When asked how the Government was addressing the impact of inflation on vulnerable populations, Pittman said that over the past couple of years, there have been a number initiatives to assist the most vulnerable populations.
“There have been gradual increases in the Cook Islands minimum wage, which rose by 5.5% on 1 July 2024. There have also been increases in some of the social welfare payments for our most vulnerable like the caregivers’ allowances and destitute payment.”
For addressing the potential impact of inflation on economic growth, Pittman said: “As a small open economy without a central bank, the Cook Islands has limited tools to directly control inflation, especially since it relies heavily on imports from countries like New Zealand.”
“However, supply chain improvements can help manage the impact of inflation on economic growth.”
Chamber of Commerce’s Hosking-Tinirau said there have been concerns from businesses about a continued upward pressure on the costs of goods and wages.
While many, for example, in food and beverage have lifted their prices to counter the rising costs, feedback from some tourists would suggest that prices are quite steep compared to their home countries.
“With our economy heavily influenced by what is happening in NZ, we carry more of a burden due to lower wages and this makes it extremely challenging for many,” Hosking-Tinirau added.
Hosking-Tinirau said that there are a few areas in which the Government could assist local businesses.
These include introducing some incentives by way of depreciation to stimulate investment in domestic accommodation, allow members of the Cook Islands superfund to borrow a percentage of their contributions for housing builds/purchases similar to the model in Samoa as well as subsidising domestic freight from the Pa Enua to reduce prices and reliance on imported fruit and vegetables, thus providing stimulation to the Pa Enua.

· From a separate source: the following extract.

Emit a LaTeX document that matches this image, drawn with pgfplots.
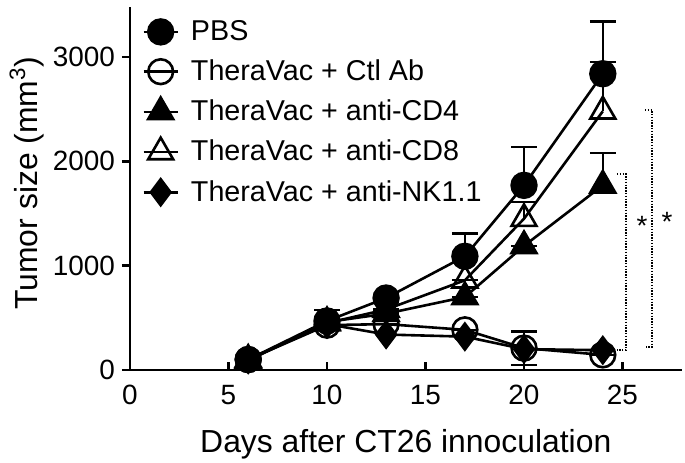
\documentclass[border=0pt]{standalone}
\usepackage{pgfplots}
\pgfplotsset{compat=1.18}
\usepackage{fontspec}
\setmainfont{Liberation Sans}
\begin{document}
\begin{tikzpicture}
\begin{axis}[
  scale only axis,
  width=275.8bp, height=181.5bp,
  xmin=0, xmax=28, ymin=0, ymax=3480,
  axis lines=left,
  axis line style={-, line width=1.4bp},
  xtick={0,5,10,15,20,25},
  ytick={0,1000,2000,3000},
  xtick align=inside,
  ytick align=outside,
  major tick length=4bp,
  tick style={line width=1.4bp, black},
  /pgf/number format/assume math mode=true,
  /pgf/number format/1000 sep={},
  tick label style={font=\fontsize{14}{16}\selectfont},
  xticklabel style={yshift=-4bp},
  label style={font=\fontsize{16}{18}\selectfont},
  xlabel={Days after CT26 innoculation},
  ylabel={Tumor size (mm\textsuperscript{3})},
  xlabel style={at={(rel axis cs:0.5,-0.205)}, anchor=center},
  ylabel style={at={(rel axis cs:-0.187,0.515)}, anchor=center},
  clip=false,
  legend style={at={(rel axis cs:0,1)}, anchor=north west, xshift=3bp, yshift=-3bp,
    draw=none, fill=none, font=\fontsize{14.4}{16}\selectfont, row sep=5.2bp,
    nodes={inner sep=1.5bp},
    /tikz/every odd column/.append style={column sep=4.5bp}},
  legend cell align=left,
  every axis plot/.append style={line width=1.3bp, black},
  error bars/error bar style={line width=1.2bp, black},
  error bars/error mark options={rotate=90, mark size=6.5bp, line width=1.2bp, black},
]
\addplot[mark=*, mark size=6.2bp, mark options={fill=black},
  error bars/.cd, y dir=plus, y explicit] coordinates {
  (6,100) +- (0,0)
  (10,470) +- (0,105)
  (13,690) +- (0,0)
  (17,1090) +- (0,220)
  (20,1770) +- (0,370)
  (24,2840) +- (0,500)
};
\addlegendentry{PBS}
\addplot[mark=o, mark size=6.2bp, mark options={fill=white},
  error bars/.cd, y dir=both, y explicit] coordinates {
  (6,100) +- (0,0)
  (10,430) +- (0,0)
  (13,440) +- (0,0)
  (17,385) +- (0,0)
  (20,210) +- (0,160)
  (24,145) +- (0,0)
};
\addlegendentry{TheraVac + Ctl Ab}
\addplot[mark=triangle*, mark size=7.2bp, mark options={fill=black},
  error bars/.cd, y dir=plus, y explicit] coordinates {
  (6,90) +- (0,0)
  (10,460) +- (0,0)
  (13,540) +- (0,0)
  (17,700) +- (0,0)
  (20,1190) +- (0,0)
  (24,1770) +- (0,310)
};
\addlegendentry{TheraVac + anti-CD4}
\addplot[mark=triangle, mark size=7.2bp, mark options={fill=white},
  error bars/.cd, y dir=plus, y explicit] coordinates {
  (6,100) +- (0,0)
  (10,450) +- (0,0)
  (13,580) +- (0,0)
  (17,860) +- (0,0)
  (20,1450) +- (0,160)
  (24,2480) +- (0,470)
};
\addlegendentry{TheraVac + anti-CD8}
\addplot[mark=diamond*, mark size=6.5bp, mark options={fill=black}] coordinates {
  (6,100) (10,440) (13,340) (17,320) (20,200) (24,190)
};
\addlegendentry{TheraVac + anti-NK1.1}
% significance brackets
\addplot[forget plot, line width=1bp, dash pattern=on 0.7bp off 0.7bp] coordinates {
  (24.72,1879) (25.18,1879) (25.18,192) (24.72,192)};
\addplot[forget plot, line width=1bp, dash pattern=on 0.7bp off 0.7bp] coordinates {
  (26.14,2493) (26.5,2493) (26.5,220) (26.14,220)};
\node[font=\fontsize{14}{16}\selectfont] at (axis cs:25.99,1380) {*};
\node[font=\fontsize{14}{16}\selectfont] at (axis cs:27.26,1420) {*};
\coordinate (O) at (axis cs:0,0);
\end{axis}
\pgfresetboundingbox
\path (O) ++(-65bp,-46.5bp) rectangle ++(342.5bp,231.5bp);
\end{tikzpicture}
\end{document}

“And to assist with labour and skills shortages, add hospitality and tourism to the secondary school curriculums, and make it easier for tourists to transition to working visa for short term contracts. This will assist in filling positions in the busy season and for voids for sudden departures occur,” Hosking-Tinirau said.

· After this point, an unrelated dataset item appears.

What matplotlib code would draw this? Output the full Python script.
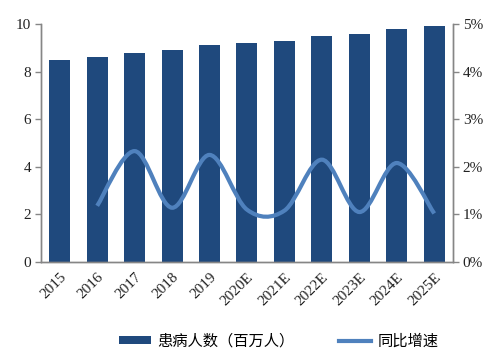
import matplotlib
matplotlib.use("Agg")
import matplotlib.pyplot as plt
from matplotlib.path import Path
from matplotlib.patches import PathPatch
from matplotlib.lines import Line2D
from matplotlib.patches import Patch
import numpy as np

years = ["2015", "2016", "2017", "2018", "2019", "2020E", "2021E", "2022E", "2023E", "2024E", "2025E"]
patients = [8.5, 8.6, 8.8, 8.9, 9.1, 9.2, 9.3, 9.5, 9.6, 9.8, 9.9]
growth = [None, 1.18, 2.33, 1.14, 2.25, 1.10, 1.08, 2.15, 1.05, 2.08, 1.02]  # percent
y_ticks = [0, 2, 4, 6, 8, 10]
y2_ticks = [0, 1, 2, 3, 4, 5]
bar_label = "患病人数（百万人）"
line_label = "同比增速"

bar_color = "#1F497D"
line_color = "#4F81BD"
axis_color = "#868686"
num_font = "Liberation Serif"
cjk_font = ["Noto Sans CJK SC", "DejaVu Sans"]
fs = 11

fig = plt.figure(figsize=(4.98, 3.56), dpi=100)
ax = fig.add_axes([0.0823, 0.264, 0.8273, 0.6686])
ax2 = ax.twinx()

x = np.arange(len(years))
ax.bar(x, patients, width=0.56, color=bar_color, zorder=2)
ax.set_xlim(-0.5, len(years) - 0.5)
ax.set_ylim(0, 10)
ax.set_yticks(y_ticks)
ax.set_yticklabels([str(v) for v in y_ticks], fontfamily=num_font, fontsize=fs, color="#222222")
ax.set_xticks(x)
ax.set_xticklabels(years, rotation=45, ha="right", va="top", rotation_mode="anchor",
                   fontfamily=num_font, fontsize=fs, color="#222222")
ax.tick_params(axis="x", length=0, pad=6)
ax.tick_params(axis="y", length=4, width=1, color=axis_color, pad=3)

ax2.set_ylim(0, 5)
ax2.set_yticks(y2_ticks)
ax2.set_yticklabels([f"{v}%" for v in y2_ticks], fontfamily=num_font, fontsize=fs, color="#222222")
ax2.tick_params(axis="y", length=4, width=1, color=axis_color, pad=3)

for a in (ax, ax2):
    a.spines["top"].set_visible(False)
    for s in ("left", "right", "bottom"):
        a.spines[s].set_color(axis_color)
        a.spines[s].set_linewidth(1)

# smooth line (cubic Bezier through the data points, Catmull-Rom style)
pts = [(xi, g) for xi, g in zip(x, growth) if g is not None]
px = np.array([p[0] for p in pts], dtype=float)
py = np.array([p[1] for p in pts], dtype=float)
verts = [(px[0], py[0])]
codes = [Path.MOVETO]
n = len(px)
t = 1.0 / 6.0
for i in range(n - 1):
    p0 = (px[max(i - 1, 0)], py[max(i - 1, 0)])
    p1 = (px[i], py[i])
    p2 = (px[i + 1], py[i + 1])
    p3 = (px[min(i + 2, n - 1)], py[min(i + 2, n - 1)])
    c1 = (p1[0] + (p2[0] - p0[0]) * t, p1[1] + (p2[1] - p0[1]) * t)
    c2 = (p2[0] - (p3[0] - p1[0]) * t, p2[1] - (p3[1] - p1[1]) * t)
    verts += [c1, c2, p2]
    codes += [Path.CURVE4] * 3
ax2.add_patch(PathPatch(Path(verts, codes), facecolor="none", edgecolor=line_color,
                        linewidth=3, capstyle="butt", zorder=3))

handles = [Patch(facecolor=bar_color, edgecolor="none"),
           Line2D([0], [0], color=line_color, linewidth=3)]
fig.legend(handles, [bar_label, line_label], loc="center", bbox_to_anchor=(0.56, 0.042),
           ncol=2, frameon=False, prop={"family": cjk_font, "size": fs},
           handlelength=2.1, handleheight=0.4, columnspacing=2.9, handletextpad=0.4,
           borderpad=0, borderaxespad=0)

fig.savefig("out.png", dpi=100)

“These are just a few areas that would greatly assist businesses (and consumers) and we believe would result in economic growth.”
Renowned local carver, Mike Tavioni, shared that inflation causes more than just the cost of products and goods, as it is also affecting the country’s population.
“The government is spending money for overseas travel which is about half a million but no one talk about poor health and costing referrals over million dollars. We will save our referral money if we educate our people to eat properly and produce their own food,” Tavioni said.
“So inflation is because we are dependent on imported food and that’s why some people are moving overseas because it’s getting more expensive here and they don’t know how to plant taro and survive from the plantation and the sea.”
Tavioni said that one of the easiest and most effective solutions to inflation is to teach the younger generation how to plant and produce.
He survives and relies heavily on catching local chicken to cook, his pigs and produce from his plantation.